Disse-me que trabalhou três anos e meio neste livro. Desde aí, ganhou vários prémios pelo primeiro romance, um dos quais o Prémio Saramago. Sentiu algum peso?
Não, não senti peso nenhum. O peso estará em quem criou expectativas, estará nos leitores, eventualmente nos editores, não sei. Eu não [senti], porque como já disse comecei a escrever o livro antes ainda do outro ter sido publicado. Portanto eu não sabia que livro é que ia resultar, mas sabia o que é que queria, tinha o tema, sabia o livro que eu queria escrever. E foi isso que fiz. Ao longo destes três anos fiz muitas outras coisas - publiquei um outro livro de não-ficção na Fundação Francisco Manuel dos Santos e fiz uma série de coisas, desde traduções a trabalhos com a imprensa.
Mas o livro acompanhou-me sempre. E foi-se transformando. A verdade é que, como eu não tinha um plano definido do que seria o livro, ele foi-se transformando à medida que eu também ia descobrindo mais coisas e ia abrindo caminhos, às vezes por acaso - houve um livro que me caiu por acaso nos braços, por assim dizer, e que me abriu um caminho e que acabei por seguir no livro que escrevi. Às vezes estava a ouvir uma música, também por acaso - alguém que partilhou uma música numa rede social - e isso abria outro caminho para o livro. Portanto, enquanto o escrevia, o livro era aberto a todos esses estímulos e influências. E nunca estive a pensar em prémios e naquilo que estava para trás.
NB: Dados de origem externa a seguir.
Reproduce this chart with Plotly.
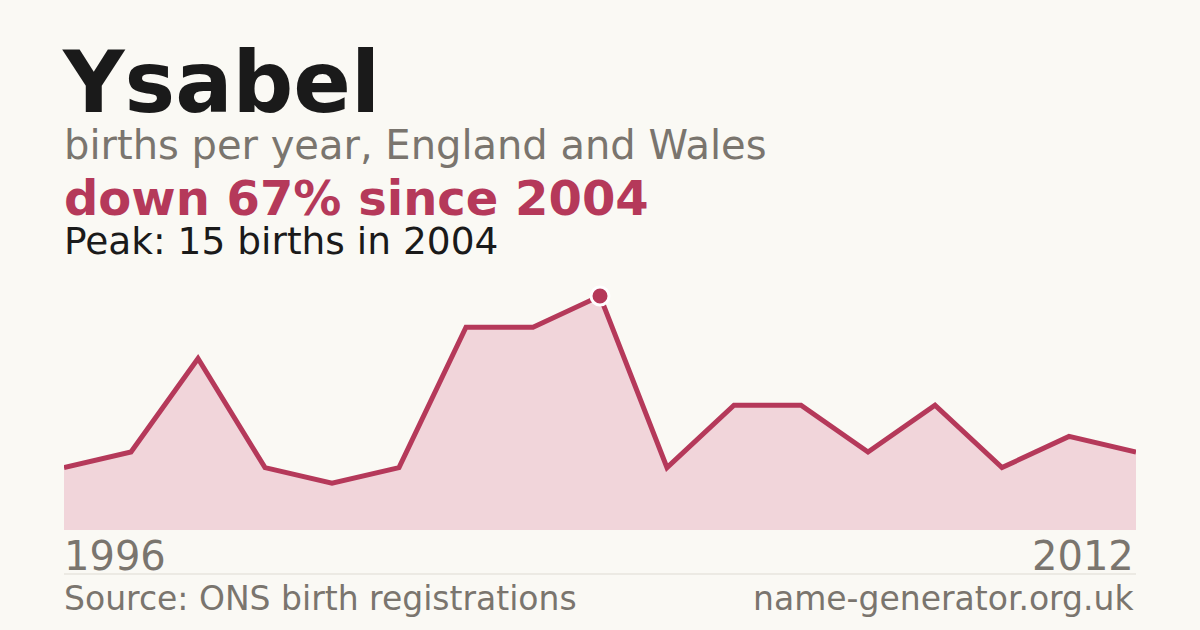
import plotly.graph_objects as go

years = list(range(1996, 2013))
births = [4, 5, 11, 4, 3, 4, 13, 13, 15, 4, 8, 8, 5, 8, 4, 6, 5]

name = "Ysabel"
subtitle = "births per year, England and Wales"
source = "Source: ONS birth registrations"
site = "name-generator.org.uk"

RED = "#b5395a"
FILL = "#f1d5da"
GREY = "#7a756e"
BG = "#faf9f4"
FONT = "DejaVu Sans"

peak_i = births.index(max(births))
peak_year = years[peak_i]
peak_val = births[peak_i]
change = round((births[-1] - peak_val) / peak_val * 100)

fig = go.Figure()
fig.add_trace(go.Scatter(
    x=years, y=births, mode="lines", fill="tozeroy",
    fillcolor=FILL, line=dict(color=RED, width=5),
    hoverinfo="skip", showlegend=False,
))
fig.add_trace(go.Scatter(
    x=[peak_year], y=[peak_val], mode="markers",
    marker=dict(size=18, color=RED, line=dict(color="white", width=3)),
    hoverinfo="skip", showlegend=False, cliponaxis=False,
))

def note(text, x, y, size, color, anchor="left", bold=False):
    if bold:
        text = f"<b>{text}</b>"
    fig.add_annotation(text=text, x=x, y=y, xref="paper", yref="paper",
                       xanchor=anchor, yanchor="middle", showarrow=False,
                       font=dict(family=FONT, size=size, color=color))

note(name, -0.004, 1.790, 85, "#1a1a1a", bold=True)
note(subtitle, -0.002, 1.539, 40, GREY)
note(f"down {abs(change)}% since {peak_year}", -0.002, 1.330, 48, RED, bold=True)
note(f"Peak: {peak_val} births in {peak_year}", -0.002, 1.158, 37.5, "#1a1a1a")
note(str(years[0]), -0.002, -0.104, 40, GREY)
note(str(years[-1]), 1.0, -0.104, 40, GREY, anchor="right")
note(source, -0.002, -0.274, 33, GREY)
note(site, 1.0, -0.274, 33, GREY, anchor="right")

fig.add_shape(type="line", xref="paper", yref="paper", x0=0, x1=1,
              y0=-0.176, y1=-0.176, line=dict(color="#dedbd3", width=1))

fig.update_layout(
    width=1200, height=630, paper_bgcolor=BG, plot_bgcolor=BG,
    margin=dict(l=64, r=64, t=280, b=100),
    xaxis=dict(range=[years[0], years[-1]], visible=False, fixedrange=True),
    yaxis=dict(range=[0, 16.03], visible=False, fixedrange=True),
    font=dict(family=FONT),
)

# drop the browser's default body margin so the figure sits at the page corner
fig.write_html("out.html", config={"displayModeBar": False},
               post_script="document.body.style.margin='0';")
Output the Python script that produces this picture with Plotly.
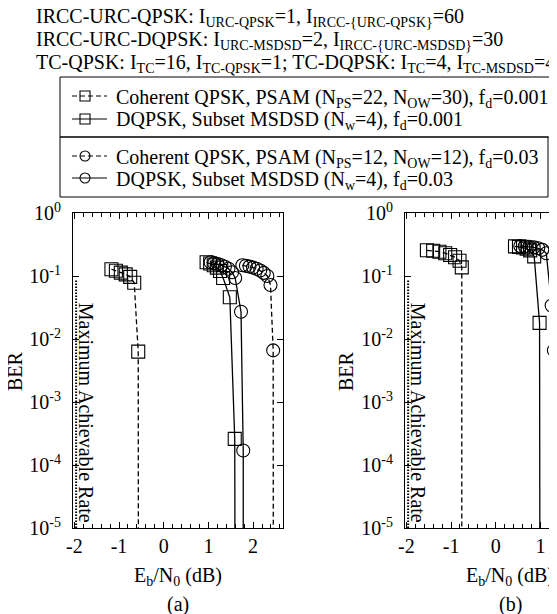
import plotly.graph_objects as go

FONT = "Liberation Serif, Times New Roman, serif"

# ---------------- data (Eb/N0 in dB, BER) ----------------
# subplot (a)
a_coh001_x = [-1.17, -1.07, -0.96, -0.85, -0.75, -0.66, -0.57, -0.565]
a_coh001_ber = [0.128, 0.121, 0.113, 0.106, 0.097, 0.078, 0.0063, 1e-7]
a_dq001_x = [0.96, 1.04, 1.12, 1.19, 1.26, 1.33, 1.48, 1.59, 1.6]
a_dq001_ber = [0.165, 0.158, 0.148, 0.136, 0.12, 0.093, 0.046, 2.6e-4, 1e-7]
a_coh003_x = [1.76, 1.84, 1.92, 2.0, 2.08, 2.16, 2.24, 2.32, 2.39, 2.45, 2.455]
a_coh003_ber = [0.148, 0.145, 0.141, 0.136, 0.13, 0.122, 0.112, 0.1, 0.072, 0.0066, 1e-7]
a_dq003_x = [1.05, 1.13, 1.21, 1.29, 1.37, 1.45, 1.53, 1.6, 1.73, 1.78, 1.78]
a_dq003_ber = [0.165, 0.16, 0.155, 0.148, 0.14, 0.13, 0.115, 0.093, 0.027, 1.7e-4, 1e-7]

# subplot (b)
b_coh001_x = [-1.54, -1.40, -1.26, -1.13, -1.02, -0.91, -0.81, -0.76, -0.76]
b_coh001_ber = [0.256, 0.252, 0.243, 0.23, 0.215, 0.198, 0.175, 0.137, 1e-7]
b_dq001_x = [0.43, 0.52, 0.61, 0.69, 0.77, 0.86, 0.98, 0.99]
b_dq001_ber = [0.295, 0.29, 0.283, 0.272, 0.255, 0.205, 0.018, 1e-7]
b_dq003_x = [0.55, 0.65, 0.75, 0.85, 0.95, 1.04, 1.13, 1.25, 1.3, 1.3]
b_dq003_ber = [0.3, 0.297, 0.292, 0.285, 0.275, 0.26, 0.23, 0.034, 0.0066, 1e-7]

# capacity ("Maximum Achievable Rate") limit
cap_x = [-1.96, -1.96]
cap_ber = [0.085, 1e-7]

y_tickvals = [1e-5, 1e-4, 1e-3, 1e-2, 1e-1, 1]
y_ticktext = ["10<sup>-5</sup>", "10<sup>-4</sup>", "10<sup>-3</sup>",
              "10<sup>-2</sup>", "10<sup>-1</sup>", "10<sup>0</sup>"]
x_tickvals = [-2, -1, 0, 1, 2]
x_ticktext = ["-2", "-1", "0", "1", "2"]

names = [
    "Coherent QPSK, PSAM (N<sub>PS</sub>=22, N<sub>OW</sub>=30), f<sub>d</sub>=0.001",
    "DQPSK, Subset MSDSD (N<sub>w</sub>=4), f<sub>d</sub>=0.001",
    "Coherent QPSK, PSAM (N<sub>PS</sub>=12, N<sub>OW</sub>=12), f<sub>d</sub>=0.03",
    "DQPSK, Subset MSDSD (N<sub>w</sub>=4), f<sub>d</sub>=0.03",
]
legend_symbols = ["square-open", "square-open", "circle-open", "circle-open"]
legend_dashes = ["5px,3px", "solid", "5px,3px", "solid"]

title_lines = [
    "IRCC-URC-QPSK: I<sub>URC-QPSK</sub>=1, I<sub>IRCC-{URC-QPSK}</sub>=60",
    "IRCC-URC-DQPSK: I<sub>URC-MSDSD</sub>=2, I<sub>IRCC-{URC-MSDSD}</sub>=30",
    "TC-QPSK: I<sub>TC</sub>=16, I<sub>TC-QPSK</sub>=1; TC-DQPSK: I<sub>TC</sub>=4, I<sub>TC-MSDSD</sub>=4",
]

DASH = "5px,3px"
# page has an 8px body margin: screen (X, Y) -> figure (X-8, Y-8)
OFF = 8
SW, SH = 557, 614
W, H = SW - OFF, SH - OFF


def px(X):
    return (X - OFF) / W


def py(Y):
    return 1 - (Y - OFF) / H


fig = go.Figure()


def add(x, y, name, sym, dash, xa, ya):
    fig.add_trace(go.Scatter(
        x=x, y=y, name=name, mode="lines+markers",
        line=dict(color="black", width=1.3, dash=dash),
        marker=dict(symbol=sym, size=13, color="black", line=dict(width=1.1, color="black")),
        xaxis=xa, yaxis=ya, showlegend=False,
    ))


add(a_coh001_x, a_coh001_ber, names[0], "square-open", DASH, "x", "y")
add(a_dq001_x, a_dq001_ber, names[1], "square-open", "solid", "x", "y")
add(a_coh003_x, a_coh003_ber, names[2], "circle-open", DASH, "x", "y")
add(a_dq003_x, a_dq003_ber, names[3], "circle-open", "solid", "x", "y")
add(b_coh001_x, b_coh001_ber, names[0], "square-open", DASH, "x2", "y2")
add(b_dq001_x, b_dq001_ber, names[1], "square-open", "solid", "x2", "y2")
add(b_dq003_x, b_dq003_ber, names[3], "circle-open", "solid", "x2", "y2")

for xa, ya in [("x", "y"), ("x2", "y2")]:
    fig.add_trace(go.Scatter(
        x=cap_x, y=cap_ber, mode="lines", showlegend=False,
        line=dict(color="black", width=2, dash="1.5px,1.5px"),
        xaxis=xa, yaxis=ya, hoverinfo="skip",
    ))

# ---------------- legend (two boxed groups, drawn on a pixel overlay axis) ----------------
row_y = [96, 119, 156, 178]
for i in range(4):
    fig.add_trace(go.Scatter(
        x=[72, 107], y=[row_y[i], row_y[i]], mode="lines", showlegend=False,
        line=dict(color="black", width=1.2, dash=legend_dashes[i]),
        xaxis="x3", yaxis="y3", hoverinfo="skip",
    ))
    fig.add_trace(go.Scatter(
        x=[85], y=[row_y[i]], mode="markers", showlegend=False,
        marker=dict(symbol=legend_symbols[i], size=10, color="black", line=dict(width=1.1, color="black")),
        xaxis="x3", yaxis="y3", hoverinfo="skip",
    ))

shapes = [
    dict(type="rect", xref="paper", yref="paper", x0=px(60), x1=1.01,
         y0=py(137), y1=py(77), line=dict(color="black", width=1)),
    dict(type="rect", xref="paper", yref="paper", x0=px(60), x1=px(548),
         y0=py(197), y1=py(137), line=dict(color="black", width=1)),
]

ydom = [py(528), py(213)]
xdom_a = [px(73), px(283)]
xdom_b = [px(405), 1.0]

xcommon = dict(
    showline=True, linecolor="black", linewidth=1, ticks="inside", ticklen=6,
    tickcolor="black", tickvals=x_tickvals, ticktext=x_ticktext,
    showgrid=False, zeroline=False,
    tickfont=dict(family=FONT, size=20, color="black"),
    minor=dict(ticks="inside", ticklen=4, dtick=0.2, tick0=0, tickcolor="black", showgrid=False),
)
ycommon = dict(
    type="log", range=[-5, 0], showline=True, linecolor="black", linewidth=1,
    ticks="inside", ticklen=6, tickcolor="black", tickvals=y_tickvals, ticktext=y_ticktext,
    showgrid=False, zeroline=False, ticklabelstandoff=7,
    tickfont=dict(family=FONT, size=20, color="black"),
)

annotations = []
for i, t in enumerate(title_lines):
    annotations.append(dict(
        text=t, xref="paper", yref="paper", x=px(34), y=py(18 + 22.5 * i),
        xanchor="left", yanchor="middle", align="left", showarrow=False,
        font=dict(family=FONT, size=20, color="black"),
    ))
for i, t in enumerate(names):
    annotations.append(dict(
        text=t, xref="paper", yref="paper", x=px(114), y=py(row_y[i] + 2),
        xanchor="left", yanchor="middle", align="left", showarrow=False,
        font=dict(family=FONT, size=20, color="black"),
    ))
for xr, yr in [("x", "y"), ("x2", "y2")]:
    annotations.append(dict(
        text="Maximum Achievable Rate", xref=xr, yref=yr, x=-1.74, y=-3.17,
        textangle=90, showarrow=False, font=dict(family=FONT, size=20, color="black"),
    ))
for bx in [15, 346]:
    annotations.append(dict(
        text="BER", xref="paper", yref="paper", x=px(bx), y=py(371),
        xanchor="center", yanchor="middle", textangle=-90, showarrow=False,
        font=dict(family=FONT, size=20, color="black"),
    ))
for cx, lab in [(178, "(a)"), (510, "(b)")]:
    annotations.append(dict(
        text="E<sub>b</sub>/N<sub>0</sub> (dB)", xref="paper", yref="paper",
        x=px(cx), y=py(576), xanchor="center", yanchor="middle", showarrow=False,
        font=dict(family=FONT, size=20, color="black"),
    ))
    annotations.append(dict(
        text=lab, xref="paper", yref="paper", x=px(cx), y=py(604),
        xanchor="center", yanchor="middle", showarrow=False,
        font=dict(family=FONT, size=20, color="black"),
    ))

fig.update_layout(
    width=W, height=H, margin=dict(l=0, r=0, t=0, b=0, autoexpand=False),
    paper_bgcolor="white", plot_bgcolor="rgba(0,0,0,0)",
    font=dict(family=FONT, size=20, color="black"),
    xaxis=dict(domain=xdom_a, range=[-2.03, 2.67], anchor="y", mirror="ticks", **xcommon),
    yaxis=dict(domain=ydom, anchor="x", mirror="ticks", **ycommon),
    xaxis2=dict(domain=xdom_b, range=[-2.03, 1.37], anchor="y2", mirror="ticks", **xcommon),
    yaxis2=dict(domain=ydom, anchor="x2", mirror=False, **ycommon),
    xaxis3=dict(domain=[0, 1], range=[OFF, SW], visible=False, fixedrange=True, anchor="y3"),
    yaxis3=dict(domain=[0, 1], range=[SH, OFF], visible=False, fixedrange=True, anchor="x3"),
    shapes=shapes,
    annotations=annotations,
    showlegend=False,
)

fig.write_html("out.html")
Claro que fiquei muito contente quando os recebi, mas no processo de escrita a minha fasquia sou eu que a estabeleço, não são os prémios, não são os críticos, não são os leitores.
Relativamente ao primeiro romance referiu três obras que lhe serviram de inspiração [As Pequenas Memórias, de José Saramago, A Vida Como Ela É, de Nélson Rodrigues, e O Que Diz Molero, de Dinis Machado] . Neste caso, há alguma obra que tenha ou servido de inspiração, ou cujo esqueleto o Bruno sinta que dialoga de alguma forma com este romance?
Há várias... não da mesma forma que esses três livros que referi, do Dinis Machado, José Saramago e Nélson Rodrigues, que serviram para enquadrar o outro. Aqui houve vários livros que de alguma forma entraram também neste livro - mais do que referências exteriores, mais do que terem servido como uma espécie de baliza, estão dentro, quase que fazem parte do tecido deste livro. Livros de ficção e de não-ficção. Um dos mais importantes, já quando estava a meio do processo, foi o livro do Kamel Daoud, Mersault - Contra Investigação, que é um livro que conta a história do Estrangeiro, do Camus, mas do ponto de vista da vítima - é o irmão do árabe que é morto que está a contar a história muitos anos depois. E tem essa semelhança, de ser um livro sobre a vítima, ao contrário do Estrangeiro e por exemplo do Crime e Castigo, que são livros centrados não nas vítimas mas nos homicidas, nas suas motivações, nas suas particularidades.
O Kamel Daoud nesse livro o que faz é centrar o livro na história da vítima e o meu livro, sendo muito diferente, tem esse elo comum: é um livro sobre a vítima, porque que eu quis que fosse um livro não sobre as motivações do homicida mas sobre o percurso [do João Jorge] e [sobre] quem era este rapaz que morreu aos 21 anos. Esse foi um dos livros importantes mas houve outros - como o Angola, Sonho e Pesadelo, do Adolfo Maria, que é um livro de memórias, que também foi muito importante na construção de uma parte deste livro. Depois houve outros livros que de alguma forma tocam este livro e que eu menciono - o Crónica de uma Morte Anunciada [de Gabriel García Márquez], naturalmente. Queria dizer que esse é o caso mais óbvio, porque trata, claro, de uma investigação de um homicídio depois de vários anos do sucedido.
Mas depois há outros que também influenciaram ao entrar neste livro e que não são necessariamente livros de ficção. A par desse do Adolfo Maria, talvez o mais importante tenha sido o ABC do Bê Ó, que é um livro sobre o bairro operário de Luanda escrito pelo Jacques Arlindo dos Santos e que também está dentro deste livro.
Falávamos há pouco de um texto publicado pelo Bruno no jornal Observador. Já passou por vários géneros literários, já explorou várias linguagens. O romance é a procura também de uma liberdade maior?
É, porque no romance cabe tudo, cabem todos os géneros, cabem todas as linguagens. Eu acredito que é no romance que eu me defino enquanto escritor. Eu ponho as minhas fichas todas nos romances. E o romance tem essa vantagem, de ser uma forma muito flexível, muito ampla, e que permite todas estas linguagens. O que também coloca desafios - desde logo o de escolhermos a linguagem mais adequada para a história que queremos contar.